Farmers in many parts of Punjab and Haryana, as well as those protesting against the agriculture laws along the borders of Delhi, burned copies of the legislations on the festival of Lohri, as a mark of protest.

Bonfires are a ritual of the harvest festival of Lohri, widely celebrated in the northern states of the country.

Farmers also shouted slogans against the BJP-led central government and criticised the administration for not acceding to their demand of repealing the laws. Visuals of farmers registering their protest on the occasion of the harvest festival were widely shared on social media.

“We burnt the copies of the farm laws as a mark of protest against these legislations,” Kisan Mazdoor Sangharsh Committee General Secretary Sarwan Singh Pandher, told PTI. “Our agitation will continue till the Centre accepts all the demands.” The committee held a protest at Pandherkalan village in Amritsar. Similar protests were held in Hoshiarpur, Sangrur and Kapurthala cities of Punjab, according to the news agency.

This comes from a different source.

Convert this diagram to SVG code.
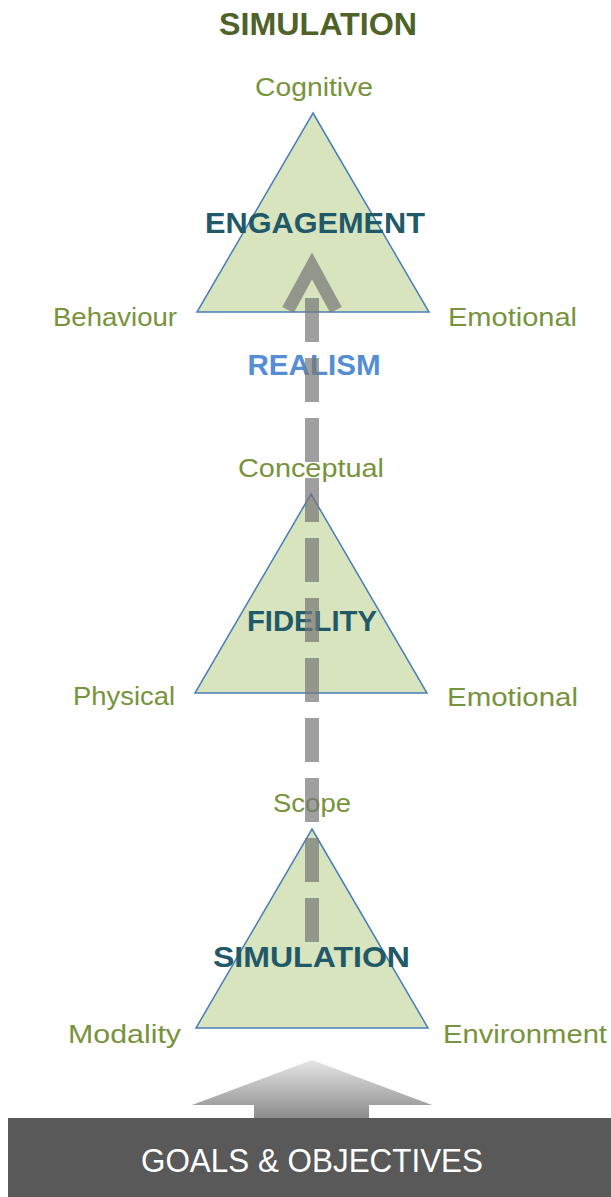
<svg xmlns="http://www.w3.org/2000/svg" width="611" height="1197" viewBox="0 0 611 1197">
<style>
.tri{fill:#d7e4bd;stroke:#4a7ebb;stroke-width:1.5}
.lbl{font-family:"Liberation Sans",Arial,sans-serif;font-size:26px;fill:#77933c}
.name{font-family:"Liberation Sans",Arial,sans-serif;font-size:30px;font-weight:bold;fill:#215968;text-anchor:middle}
.dash{stroke:#767676;stroke-opacity:0.7;fill:none}
</style>
<defs>
<linearGradient id="ag" x1="0" y1="0" x2="0" y2="1">
<stop offset="0" stop-color="#e6e6e6"/>
<stop offset="1" stop-color="#8c8c8c"/>
</linearGradient>
</defs>
<rect width="611" height="1197" fill="#ffffff"/>
<text id="title" x="318" y="35" text-anchor="middle" font-family="Liberation Sans,Arial,sans-serif" font-size="32" font-weight="bold" fill="#4f6228" textLength="198" lengthAdjust="spacingAndGlyphs">SIMULATION</text>
<g id="engagement">
<polygon class="tri" points="313,113 429,312 197,312"/>
<text class="name" x="315" y="233" textLength="220" lengthAdjust="spacingAndGlyphs">ENGAGEMENT</text>
<text class="lbl" x="255" y="96" textLength="118" lengthAdjust="spacingAndGlyphs">Cognitive</text>
<text class="lbl" x="53" y="326" textLength="124" lengthAdjust="spacingAndGlyphs">Behaviour</text>
<text class="lbl" x="448" y="326" textLength="129" lengthAdjust="spacingAndGlyphs">Emotional</text>
</g>
<g id="realism">
<text x="314" y="375" text-anchor="middle" font-family="Liberation Sans,Arial,sans-serif" font-size="29" font-weight="bold" fill="#558ed5" textLength="133" lengthAdjust="spacingAndGlyphs">REALISM</text>
</g>
<g id="fidelity">
<polygon class="tri" points="311,494 427,693 195,693"/>
<text class="name" x="312" y="631" textLength="130" lengthAdjust="spacingAndGlyphs">FIDELITY</text>
<text class="lbl" x="238" y="477" textLength="146" lengthAdjust="spacingAndGlyphs">Conceptual</text>
<text class="lbl" x="73" y="705" textLength="102" lengthAdjust="spacingAndGlyphs">Physical</text>
<text class="lbl" x="447" y="706" textLength="131" lengthAdjust="spacingAndGlyphs">Emotional</text>
</g>
<g id="simulation">
<polygon class="tri" points="312,829 428,1028 196,1028"/>
<text class="name" x="311.5" y="967" textLength="197" lengthAdjust="spacingAndGlyphs">SIMULATION</text>
<text class="lbl" x="273" y="812" textLength="78" lengthAdjust="spacingAndGlyphs">Scope</text>
<text class="lbl" x="68" y="1043" textLength="113" lengthAdjust="spacingAndGlyphs">Modality</text>
<text class="lbl" x="443" y="1043" textLength="164" lengthAdjust="spacingAndGlyphs">Environment</text>
</g>
<g id="connectors">
<line class="dash" x1="312" y1="298" x2="312" y2="942" stroke-width="14" stroke-dasharray="44 16"/>
<polyline class="dash" points="288,310 312,266 336,310" stroke-width="13" stroke-linejoin="miter"/>
</g>
<g id="goals">
<polygon points="312,1060 432,1105 369,1105 369,1118 254,1118 254,1105 192,1105" fill="url(#ag)"/>
<rect x="8" y="1118" width="603" height="79" fill="#595959"/>
<text x="312" y="1172" text-anchor="middle" font-family="Liberation Sans,Arial,sans-serif" font-size="33" fill="#ffffff" textLength="342" lengthAdjust="spacingAndGlyphs">GOALS &amp; OBJECTIVES</text>
</g>
</svg>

Tens of thousands of farmers, mostly from Punjab and Haryana, have been protesting at key entry points to Delhi for over 40 days against the laws now, withstanding temperatures dropping to two to three degrees Celsius.

The farmers fear the agricultural reforms will weaken the minimum support price mechanism under which the government buys agricultural produce, will lead to the deregulation of crop-pricing, deny them fair remuneration for their produce and leave them at the mercy of corporations.

The government, on the other hand, maintains that the new laws will give farmers more options in selling their produce, lead to better pricing, and free them from unfair monopolies. The law passed in September are meant to overhaul antiquated procurement procedures and open up the market, the government has claimed.

On Tuesday, the Supreme Court put a hold on the implementation of the laws until further orders and formed a committee to resolve the deadlock between the Centre and farmers’ union. However, farmers have refused to appear before the panel, suggesting that all the members have supported the laws in the past.